# cold intollerance with graves\hyperthyroid



## Drumman80 (Jul 24, 2010)

I was diagnosed with graves disease and i have a cold intolerance. The heat does not bother me at all. Could i have been misdiagnosed?


----------



## Andros (Aug 26, 2009)

Drumman80 said:


> I was diagnosed with graves disease and i have a cold intolerance. The heat does not bother me at all. Could i have been misdiagnosed?


I doubt it. Most of us with Graves' have very low ferritin which would cause you to be cold. Symptoms do cross over. For example, I gained weight.

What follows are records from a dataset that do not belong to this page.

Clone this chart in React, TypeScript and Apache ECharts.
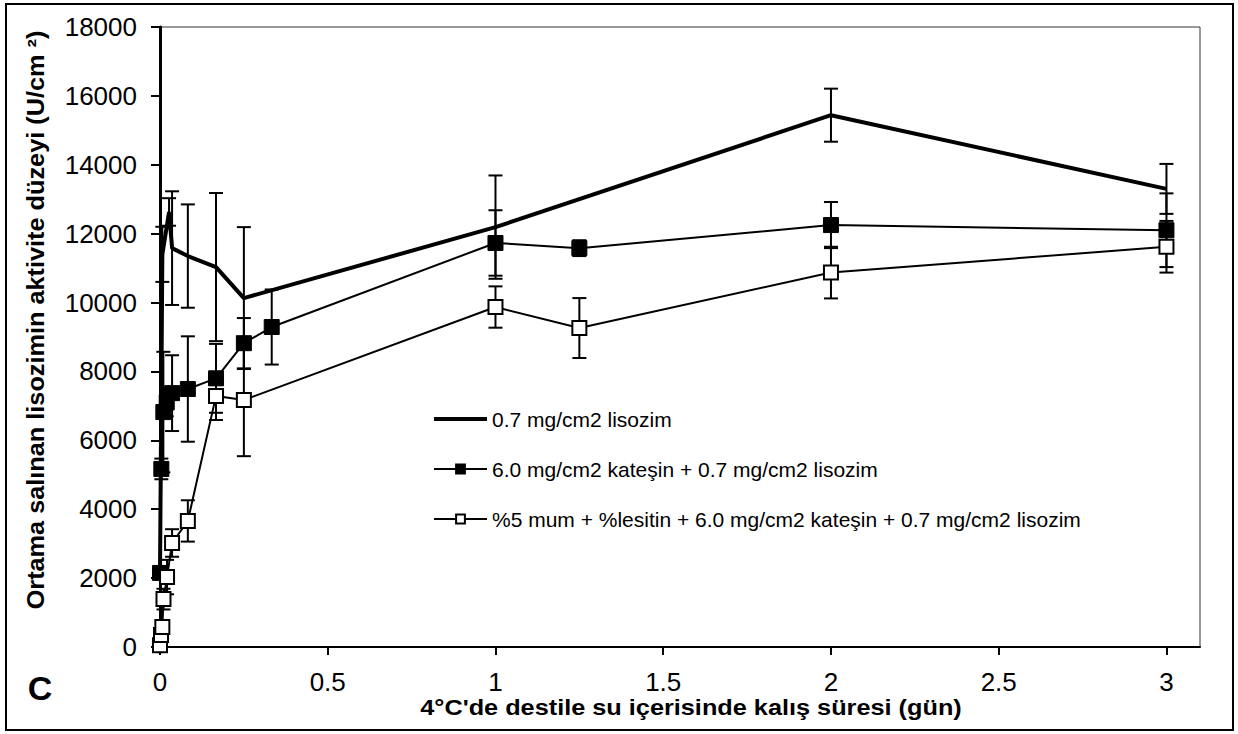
import React, { useEffect, useRef } from "react";
import * as echarts from "echarts";

// ---- data (x in days, y in U/cm2, err = ± error bar) ----
const seriesNames = [
  "0.7 mg/cm2 lisozim",
  "6.0 mg/cm2 kateşin + 0.7 mg/cm2 lisozim",
  "%5 mum + %lesitin + 6.0 mg/cm2 kateşin + 0.7 mg/cm2 lisozim",
];

const xA = [0, 0.007, 0.027, 0.036, 0.083, 0.167, 0.25, 1, 2, 3];
const yA = [2150, 11400, 12630, 11580, 11350, 11030, 10130, 12190, 15440, 13300];
const eA = [0, 800, 400, 1650, 1500, 2150, 2060, 1500, 770, 725];

const xB = [0, 0.004, 0.01, 0.02, 0.036, 0.083, 0.167, 0.25, 0.333, 1, 1.25, 2, 3];
const yB = [2150, 5170, 6820, 7100, 7370, 7490, 7800, 8820, 9290, 11730, 11580, 12250, 12100];
const eB = [0, 300, 1750, 400, 1100, 1530, 1000, 730, 1090, 950, 230, 670, 1070];

const xC = [0, 0.003, 0.007, 0.0104, 0.021, 0.036, 0.083, 0.167, 0.25, 1, 1.25, 2, 3];
const yC = [50, 350, 580, 1390, 2030, 3020, 3660, 7290, 7170, 9870, 9260, 10870, 11620];
const eC = [0, 100, 200, 300, 500, 400, 600, 700, 1630, 600, 870, 750, 750];

const xTicks = [0, 0.5, 1, 1.5, 2, 2.5, 3];

const FONT = "'Liberation Sans', Arial, sans-serif";

function pts(xs: number[], ys: number[]) {
  return xs.map((x, i) => [x, ys[i]]);
}
function errPts(xs: number[], ys: number[], es: number[]) {
  return xs.map((x, i) => [x, ys[i], es[i]]).filter((d) => d[2] > 0);
}

function errorSeries(data: number[][], z: number) {
  return {
    type: "custom",
    silent: true,
    z,
    data,
    encode: { x: 0, y: 1 },
    renderItem: (params: any, api: any) => {
      const x = api.value(0);
      const y = api.value(1);
      const e = api.value(2);
      const top = api.coord([x, y + e]);
      const bot = api.coord([x, y - e]);
      const hw = 7;
      const st = { stroke: "#000", lineWidth: 2 };
      return {
        type: "group",
        children: [
          { type: "line", shape: { x1: top[0], y1: top[1], x2: bot[0], y2: bot[1] }, style: st },
          { type: "line", shape: { x1: top[0] - hw, y1: top[1], x2: top[0] + hw, y2: top[1] }, style: st },
          { type: "line", shape: { x1: bot[0] - hw, y1: bot[1], x2: bot[0] + hw, y2: bot[1] }, style: st },
        ],
      };
    },
  };
}

export default function App() {
  const ref = useRef<HTMLDivElement>(null);
  useEffect(() => {
    if (!ref.current) return;
    const chart = echarts.init(ref.current, undefined, { renderer: "svg" });
    chart.setOption({
      animation: false,
      backgroundColor: "#fff",
      grid: {
        left: 160,
        top: 27,
        right: 38,
        bottom: 87,
        show: true,
        borderColor: "#333",
        borderWidth: 1,
        backgroundColor: "transparent",
      },
      xAxis: {
        type: "value",
        min: 0,
        max: 3.1,
        interval: 0.5,
        splitLine: { show: false },
        axisLine: { show: true, onZero: false, lineStyle: { color: "#000", width: 2 } },
        axisTick: { show: true, inside: false, length: 8, customValues: xTicks, lineStyle: { color: "#000", width: 2 } },
        axisLabel: {
          customValues: xTicks,
          color: "#000",
          fontSize: 26,
          fontFamily: FONT,
          margin: 22,
          formatter: (v: number) => String(v),
        },
      },
      yAxis: {
        type: "value",
        min: 0,
        max: 18000,
        interval: 2000,
        splitLine: { show: false },
        axisLine: { show: true, onZero: false, lineStyle: { color: "#000", width: 3 } },
        axisTick: { show: true, inside: false, length: 9, lineStyle: { color: "#000", width: 2 } },
        axisLabel: {
          color: "#000",
          fontSize: 26,
          fontFamily: FONT,
          margin: 23,
          formatter: (v: number) => String(v),
        },
      },
      legend: {
        show: true,
        orient: "vertical",
        left: 428,
        top: 402,
        itemWidth: 53,
        itemHeight: 11,
        itemGap: 26,
        textStyle: { color: "#000", fontSize: 21, fontFamily: FONT, lineHeight: 24 },
        data: [
          { name: seriesNames[0], icon: "path://M0,0L53,0L53,4L0,4Z", itemStyle: { color: "#000" } },
          { name: seriesNames[1] },
          { name: seriesNames[2] },
        ],
      },
      series: [
        errorSeries(errPts(xA, yA, eA), 1),
        errorSeries(errPts(xB, yB, eB), 1),
        errorSeries(errPts(xC, yC, eC), 1),
        {
          name: seriesNames[0],
          type: "line",
          z: 3,
          data: pts(xA, yA),
          symbol: "none",
          lineStyle: { color: "#000", width: 4 },
          itemStyle: { color: "#000" },
        },
        {
          name: seriesNames[1],
          type: "line",
          z: 4,
          data: pts(xB, yB),
          symbol: "rect",
          symbolSize: 15,
          lineStyle: { color: "#000", width: 2 },
          itemStyle: { color: "#000", borderColor: "#000", borderWidth: 1 },
        },
        {
          name: seriesNames[2],
          type: "line",
          z: 5,
          data: pts(xC, yC),
          symbol: "rect",
          symbolSize: 14,
          lineStyle: { color: "#000", width: 2 },
          itemStyle: { color: "#fff", borderColor: "#000", borderWidth: 2 },
        },
      ],
      graphic: [
        {
          type: "rect",
          shape: { x: 6, y: 4, width: 1227, height: 726 },
          style: { fill: "none", stroke: "#000", lineWidth: 2 },
          silent: true,
          z: 100,
        },
        {
          type: "text",
          x: 36,
          y: 320,
          rotation: Math.PI / 2,
          scaleX: 1.1,
          style: {
            text: "Ortama salınan lisozimin aktivite düzeyi (U/cm ²)",
            fontSize: 23,
            fontWeight: "bold",
            fontFamily: FONT,
            fill: "#000",
            align: "center",
            verticalAlign: "middle",
          },
        },
        {
          type: "text",
          x: 691,
          y: 708,
          scaleX: 1.15,
          style: {
            text: "4°C'de destile su içerisinde kalış süresi (gün)",
            fontSize: 22,
            fontWeight: "bold",
            fontFamily: FONT,
            fill: "#000",
            align: "center",
            verticalAlign: "middle",
          },
        },
        {
          type: "text",
          x: 40,
          y: 688,
          style: {
            text: "C",
            fontSize: 34,
            fontWeight: "bold",
            fontFamily: FONT,
            fill: "#000",
            align: "center",
            verticalAlign: "middle",
          },
        },
      ],
    });
    return () => chart.dispose();
  }, []);
  return (
    <div
      ref={ref}
      style={{ position: "fixed", left: 0, top: 0, width: 1238, height: 734 }}
    />
  );
}
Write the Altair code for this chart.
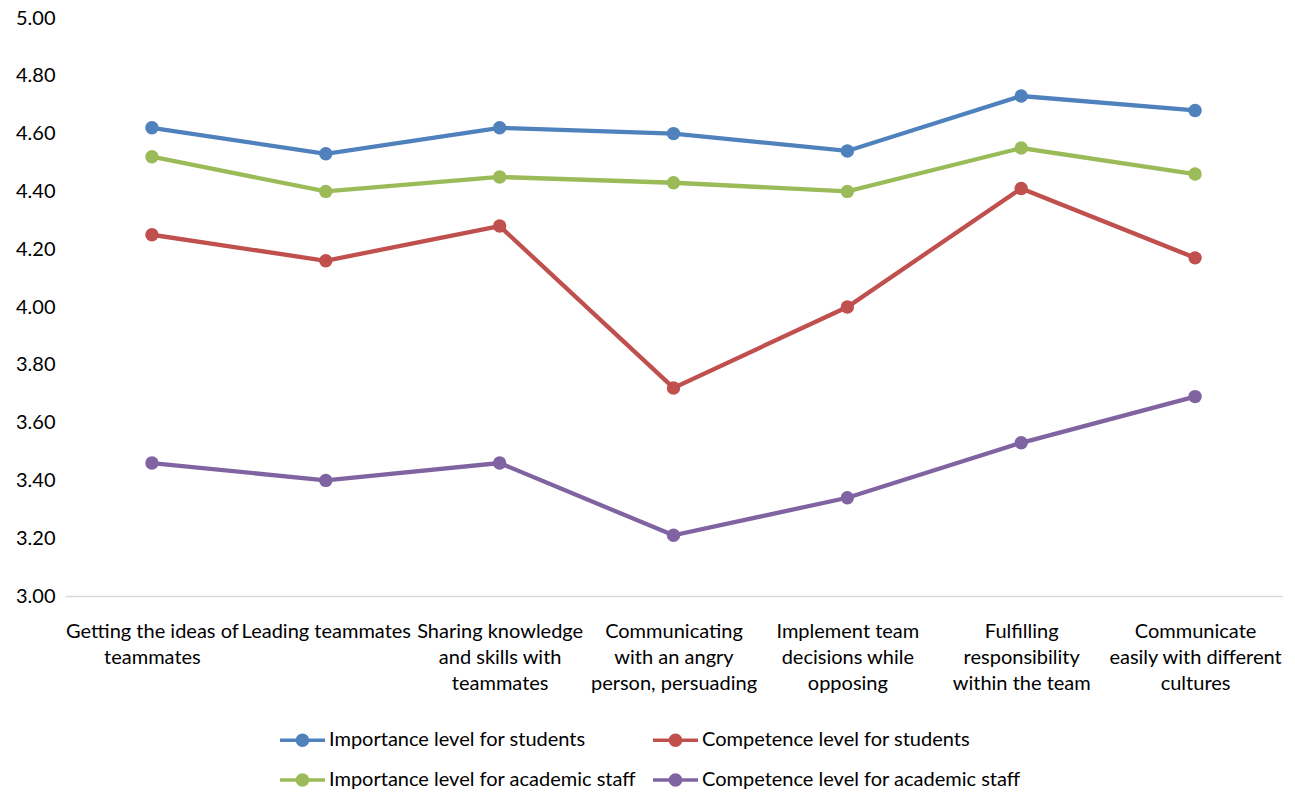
import altair as alt
import pandas as pd

categories = [
    "Getting the ideas of|teammates",
    "Leading teammates",
    "Sharing knowledge|and skills with|teammates",
    "Communicating|with an angry|person, persuading",
    "Implement team|decisions while|opposing",
    "Fulfilling|responsibility|within the team",
    "Communicate|easily with different|cultures",
]
series_names = [
    "Importance level for students",
    "Competence level for students",
    "Importance level for academic staff",
    "Competence level for academic staff",
]
importance_students = [4.62, 4.53, 4.62, 4.60, 4.54, 4.73, 4.68]
competence_students = [4.25, 4.16, 4.28, 3.72, 4.00, 4.41, 4.17]
importance_staff = [4.52, 4.40, 4.45, 4.43, 4.40, 4.55, 4.46]
competence_staff = [3.46, 3.40, 3.46, 3.21, 3.34, 3.53, 3.69]
colors = ["#4F81BD", "#C0504D", "#9BBB59", "#8064A2"]

rows = []
for name, vals in zip(series_names, [importance_students, competence_students, importance_staff, competence_staff]):
    for c, v in zip(categories, vals):
        rows.append({"cat": c, "series": name, "value": v})
df = pd.DataFrame(rows)

# legend fills column by column: order so that rows read as in the reference
legend_order = [series_names[0], series_names[2], series_names[1], series_names[3]]
legend_colors = [colors[0], colors[2], colors[1], colors[3]]

FONT = "Lato"
FS = 20
legend_path = ("M-1,-0.075 L1,-0.075 L1,0.075 L-1,0.075 Z "
               "M0.3,0 A0.3,0.3 0 1 1 -0.3,0 A0.3,0.3 0 1 1 0.3,0 Z")

x_enc = alt.X("cat:N", sort=categories, scale=alt.Scale(type="point", padding=0.5),
              axis=alt.Axis(title=None, labelAngle=0, ticks=False, domainColor="#D9D9D9",
                            domainWidth=1.5, labelExpr="split(datum.label, '|')",
                            labelFont=FONT, labelFontSize=FS, labelColor="#000000",
                            labelPadding=35, labelLineHeight=26, labelBaseline="middle",
                            labelLimit=300))
y_enc = alt.Y("value:Q", scale=alt.Scale(domain=[3, 5], nice=False, zero=False),
              axis=alt.Axis(title=None, values=[3.0, 3.2, 3.4, 3.6, 3.8, 4.0, 4.2, 4.4, 4.6, 4.8, 5.0],
                            format=".2f", grid=False, domain=False, ticks=False,
                            labelFont=FONT, labelFontSize=FS, labelColor="#000000",
                            labelPadding=10))
color_enc = alt.Color("series:N",
                      scale=alt.Scale(domain=legend_order, range=legend_colors),
                      legend=alt.Legend(title=None, orient="none", legendX=215, legendY=699.5,
                                        columns=2, symbolType=legend_path, symbolSize=2025,
                                        symbolStrokeWidth=0, labelFont=FONT, labelFontSize=FS,
                                        labelColor="#000000", rowPadding=7, columnPadding=16,
                                        labelOffset=4, labelLimit=400))

base = alt.Chart(df)
lines = base.mark_line(strokeWidth=4.3).encode(x=x_enc, y=y_enc, color=color_enc, detail="series:N")
points = base.mark_point(filled=True, size=180, opacity=1).encode(x=x_enc, y=y_enc, color=color_enc)

chart = alt.layer(lines, points).properties(
    width=1217, height=578,
    autosize=alt.AutoSizeParams(type="none"),
    padding={"left": 65, "top": 18, "right": 13, "bottom": 196},
).configure(background="white").configure_view(stroke=None)

chart.save("out.html", embed_options={"renderer": "svg", "actions": False})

Please get a Ferritin test. Ferritin is the protein that stores your iron for cellular uptake. You can have CBC looking good yet the ferritin can be in the basement.


----------



## Lovlkn (Dec 20, 2009)

Andros said:


> I doubt it. Most of us with Graves' have very low ferritin which would cause you to be cold. Symptoms do cross over. For example, I gained weight.
> 
> Please get a Ferritin test. Ferritin is the protein that stores your iron for cellular uptake. You can have CBC looking good yet the ferritin can be in the basement.


I would have to agree that I was much colder when I was ferritin deficient.


----------



## refinnej (Jul 31, 2010)

I am hyper and I have the heat intolerance, but I also have weight gain. Very frustrating!


----------



## Lovlkn (Dec 20, 2009)

refinnej said:


> I am hyper and I have the heat intolerance, but I also have weight gain. Very frustrating!


Sorry to hear that. I notice post op if I have a high FT3 I can have hot flash episodes.

Do you have any current labs with ranges to share?


----------